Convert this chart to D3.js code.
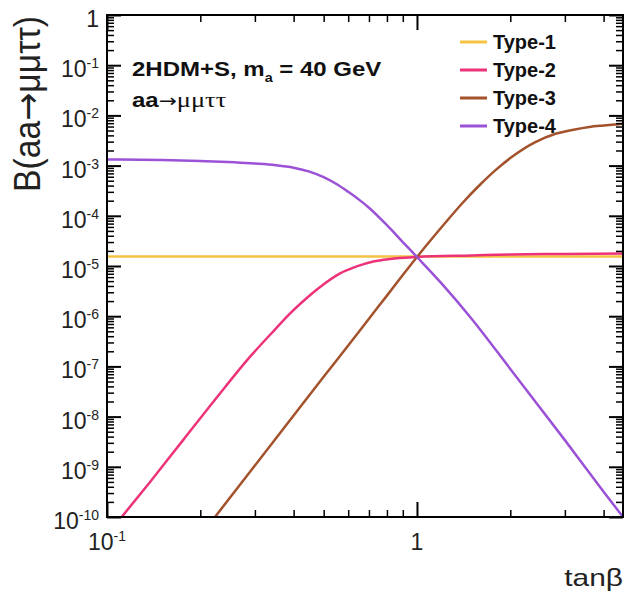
<!DOCTYPE html>
<html>
<head>
<meta charset="utf-8">
<script src="https://cdn.jsdelivr.net/npm/d3@7"></script>
<style>
  body { margin: 0; background: #fff; }
  svg { font-family: "Liberation Sans", Arial, Helvetica, sans-serif; }
</style>
</head>
<body>
<svg width="625" height="601"></svg>
<script>
// B(aa -> mu mu tau tau) vs tan(beta), one array pair per 2HDM type
var type1Tan = [0.1, 4.62];
var type1B   = [1.55e-5, 1.55e-5];

var type2Tan = [0.1115, 0.1377, 0.176, 0.226, 0.29, 0.35, 0.389, 0.441, 0.499, 0.565, 0.639, 0.723, 0.818, 1.0, 1.5, 2.0, 3.0, 4.62];
var type2B   = [1.0e-10, 5.0e-10, 3.4e-9, 2.4e-8, 1.58e-7, 5.6e-7, 1.12e-6, 2.3e-6, 4.27e-6, 7.1e-6, 9.8e-6, 1.23e-5, 1.38e-5, 1.51e-5, 1.62e-5, 1.70e-5, 1.74e-5, 1.78e-5];

var type3Tan = [0.223, 0.3, 0.4, 0.5, 0.6, 0.7, 0.8, 0.9, 1.0, 1.2, 1.4, 1.6, 1.8, 2.0, 2.4, 2.8, 3.2, 3.6, 4.0, 4.62];
var type3B   = [1.0e-10, 1.06e-9, 1.05e-8, 6.2e-8, 2.6e-7, 8.9e-7, 2.57e-6, 6.6e-6, 1.51e-5, 5.9e-5, 1.78e-4, 4.2e-4, 8.3e-4, 1.41e-3, 2.9e-3, 4.3e-3, 5.2e-3, 5.9e-3, 6.3e-3, 6.8e-3];

var type4Tan = [0.1, 0.15, 0.2, 0.3, 0.35, 0.4, 0.45, 0.5, 0.55, 0.6, 0.65, 0.7, 0.8, 0.9, 1.0, 1.2, 1.5, 2.0, 3.0, 4.0, 4.62];
var type4B   = [1.33e-3, 1.29e-3, 1.23e-3, 1.10e-3, 1.02e-3, 9.1e-4, 7.6e-4, 5.9e-4, 4.3e-4, 3.0e-4, 2.1e-4, 1.45e-4, 6.5e-5, 3.0e-5, 1.51e-5, 4.5e-6, 8.9e-7, 8.9e-8, 3.4e-9, 3.2e-10, 1.0e-10];

var seriesNames  = ["Type-1", "Type-2", "Type-3", "Type-4"];
var seriesColors = ["#f6c244", "#ec3379", "#a3522b", "#9b52d6"];

// axis ticks
var yExponents  = [0, -1, -2, -3, -4, -5, -6, -7, -8, -9, -10];
var xMajorTicks = [0.1, 1];
var xMinorTicks = [0.2, 0.3, 0.4, 0.5, 0.6, 0.7, 0.8, 0.9, 2, 3, 4];

var svg = d3.select("svg"),
    plotLeft = 107, plotRight = 623, plotTop = 15, plotBottom = 517;

var x = d3.scaleLog().domain([0.1, 4.62]).range([plotLeft, plotRight]),
    y = d3.scaleLog().domain([1e-10, 1]).range([plotBottom, plotTop]);

var series = [
    d3.zip(type1Tan, type1B),
    d3.zip(type2Tan, type2B),
    d3.zip(type3Tan, type3B),
    d3.zip(type4Tan, type4B)
];

svg.append("clipPath").attr("id", "plot")
    .append("rect")
    .attr("x", plotLeft).attr("y", plotTop)
    .attr("width", plotRight - plotLeft).attr("height", plotBottom - plotTop);

var line = d3.line()
    .x(function (d) { return x(d[0]); })
    .y(function (d) { return y(d[1]); })
    .curve(d3.curveMonotoneX);

svg.append("g")
    .attr("clip-path", "url(#plot)")
    .selectAll("path")
    .data(series)
    .enter().append("path")
    .attr("d", line)
    .attr("fill", "none")
    .attr("stroke", function (d, i) { return seriesColors[i]; })
    .attr("stroke-width", 2.5);

// tick marks on all four sides
var yMajor = yExponents.map(function (e) { return Math.pow(10, e); });
var yMinor = [];
yExponents.slice(1).forEach(function (e) {
    for (var k = 2; k <= 9; k++) yMinor.push(k * Math.pow(10, e));
});

function drawTicks(axis, tx, ty, size, width) {
    var g = svg.append("g")
        .attr("transform", "translate(" + tx + "," + ty + ")")
        .call(axis.tickSize(size).tickFormat(""));
    g.select(".domain").remove();
    g.selectAll("line").attr("stroke", "#000").attr("stroke-width", width);
}

drawTicks(d3.axisRight(y).tickValues(yMajor), plotLeft, 0, 14, 2);
drawTicks(d3.axisRight(y).tickValues(yMinor), plotLeft, 0, 7, 1.5);
drawTicks(d3.axisLeft(y).tickValues(yMajor), plotRight, 0, 14, 2);
drawTicks(d3.axisLeft(y).tickValues(yMinor), plotRight, 0, 7, 1.5);
drawTicks(d3.axisTop(x).tickValues(xMajorTicks), 0, plotBottom, 15, 2);
drawTicks(d3.axisTop(x).tickValues(xMinorTicks), 0, plotBottom, 7, 1.5);
drawTicks(d3.axisBottom(x).tickValues(xMajorTicks), 0, plotTop, 15, 2);
drawTicks(d3.axisBottom(x).tickValues(xMinorTicks), 0, plotTop, 7, 1.5);

svg.append("rect")
    .attr("x", plotLeft).attr("y", plotTop)
    .attr("width", plotRight - plotLeft).attr("height", plotBottom - plotTop)
    .attr("fill", "none")
    .attr("stroke", "#000")
    .attr("stroke-width", 2);

// power-of-ten labels
function powerLabel(sel, e) {
    if (e === 0) { sel.text("1"); return; }
    sel.append("tspan").text("10");
    sel.append("tspan").attr("dy", -9).attr("font-size", 14).text("-" + (-e));
}

svg.append("g").selectAll("text")
    .data(yExponents)
    .enter().append("text")
    .attr("x", 99)
    .attr("y", function (e) { return y(Math.pow(10, e)) + 12; })
    .attr("text-anchor", "end")
    .attr("font-size", 23)
    .attr("fill", "#222")
    .each(function (e) { powerLabel(d3.select(this), e); });

svg.append("g").selectAll("text")
    .data(xMajorTicks)
    .enter().append("text")
    .attr("x", function (d) { return x(d); })
    .attr("y", 550)
    .attr("text-anchor", "middle")
    .attr("font-size", 23)
    .attr("fill", "#222")
    .each(function (d) { powerLabel(d3.select(this), Math.round(Math.log10(d))); });

// axis titles
var yTitle = svg.append("g")
    .attr("transform", "translate(40,104) rotate(-90)")
    .append("text")
    .attr("text-anchor", "middle")
    .attr("font-size", 36)
    .attr("textLength", 176)
    .attr("lengthAdjust", "spacingAndGlyphs")
    .attr("fill", "#222");
yTitle.append("tspan").text("B(aa");
yTitle.append("tspan").attr("font-family", "'DejaVu Sans', sans-serif").text("\u2192");
yTitle.append("tspan").text("\u03bc\u03bc\u03c4\u03c4)");

svg.append("g")
    .attr("transform", "translate(623,586) scale(1.3,1)")
    .append("text")
    .attr("text-anchor", "end")
    .attr("font-size", 23)
    .attr("fill", "#222")
    .text("tan\u03b2");

// model annotation
var note = svg.append("g")
    .attr("transform", "translate(132,76) scale(1.2,1)")
    .attr("font-weight", "bold")
    .attr("fill", "#111");

var t1 = note.append("text").attr("font-size", 20);
t1.append("tspan").text("2HDM+S, m");
t1.append("tspan").attr("font-size", 12).attr("dy", 6).text("a");
t1.append("tspan").attr("dy", -6).text(" = 40 GeV");

var t2 = note.append("text").attr("y", 31).attr("font-size", 20);
t2.append("tspan").text("aa");
t2.append("tspan")
    .attr("font-family", "'DejaVu Sans', sans-serif")
    .attr("font-weight", "normal")
    .attr("font-size", 18)
    .text("\u2192");
t2.append("tspan")
    .attr("font-family", "'Liberation Serif', serif")
    .attr("font-weight", "normal")
    .attr("font-size", 22)
    .text("\u03bc\u03bc\u03c4\u03c4");

// legend
var legend = svg.append("g").selectAll("g")
    .data(seriesNames)
    .enter().append("g")
    .attr("transform", function (d, i) { return "translate(460," + (42 + 28 * i) + ")"; });

legend.append("line")
    .attr("x1", 0).attr("x2", 27)
    .attr("stroke", function (d, i) { return seriesColors[i]; })
    .attr("stroke-width", 3);

legend.append("text")
    .attr("x", 33)
    .attr("y", 7)
    .attr("font-size", 20)
    .attr("font-weight", "bold")
    .attr("fill", "#111")
    .text(function (d) { return d; });
</script>
</body>
</html>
———
Exactly restate the lines from the beginning of the data through the line with "3.4e-9, 3.2e-10, 1.0e-10];", and no others, keeping pictures out.

Convert this chart to D3.js code.
<!DOCTYPE html>
<html>
<head>
<meta charset="utf-8">
<script src="https://cdn.jsdelivr.net/npm/d3@7"></script>
<style>
  body { margin: 0; background: #fff; }
  svg { font-family: "Liberation Sans", Arial, Helvetica, sans-serif; }
</style>
</head>
<body>
<svg width="625" height="601"></svg>
<script>
// B(aa -> mu mu tau tau) vs tan(beta), one array pair per 2HDM type
var type1Tan = [0.1, 4.62];
var type1B   = [1.55e-5, 1.55e-5];

var type2Tan = [0.1115, 0.1377, 0.176, 0.226, 0.29, 0.35, 0.389, 0.441, 0.499, 0.565, 0.639, 0.723, 0.818, 1.0, 1.5, 2.0, 3.0, 4.62];
var type2B   = [1.0e-10, 5.0e-10, 3.4e-9, 2.4e-8, 1.58e-7, 5.6e-7, 1.12e-6, 2.3e-6, 4.27e-6, 7.1e-6, 9.8e-6, 1.23e-5, 1.38e-5, 1.51e-5, 1.62e-5, 1.70e-5, 1.74e-5, 1.78e-5];

var type3Tan = [0.223, 0.3, 0.4, 0.5, 0.6, 0.7, 0.8, 0.9, 1.0, 1.2, 1.4, 1.6, 1.8, 2.0, 2.4, 2.8, 3.2, 3.6, 4.0, 4.62];
var type3B   = [1.0e-10, 1.06e-9, 1.05e-8, 6.2e-8, 2.6e-7, 8.9e-7, 2.57e-6, 6.6e-6, 1.51e-5, 5.9e-5, 1.78e-4, 4.2e-4, 8.3e-4, 1.41e-3, 2.9e-3, 4.3e-3, 5.2e-3, 5.9e-3, 6.3e-3, 6.8e-3];

var type4Tan = [0.1, 0.15, 0.2, 0.3, 0.35, 0.4, 0.45, 0.5, 0.55, 0.6, 0.65, 0.7, 0.8, 0.9, 1.0, 1.2, 1.5, 2.0, 3.0, 4.0, 4.62];
var type4B   = [1.33e-3, 1.29e-3, 1.23e-3, 1.10e-3, 1.02e-3, 9.1e-4, 7.6e-4, 5.9e-4, 4.3e-4, 3.0e-4, 2.1e-4, 1.45e-4, 6.5e-5, 3.0e-5, 1.51e-5, 4.5e-6, 8.9e-7, 8.9e-8, 3.4e-9, 3.2e-10, 1.0e-10];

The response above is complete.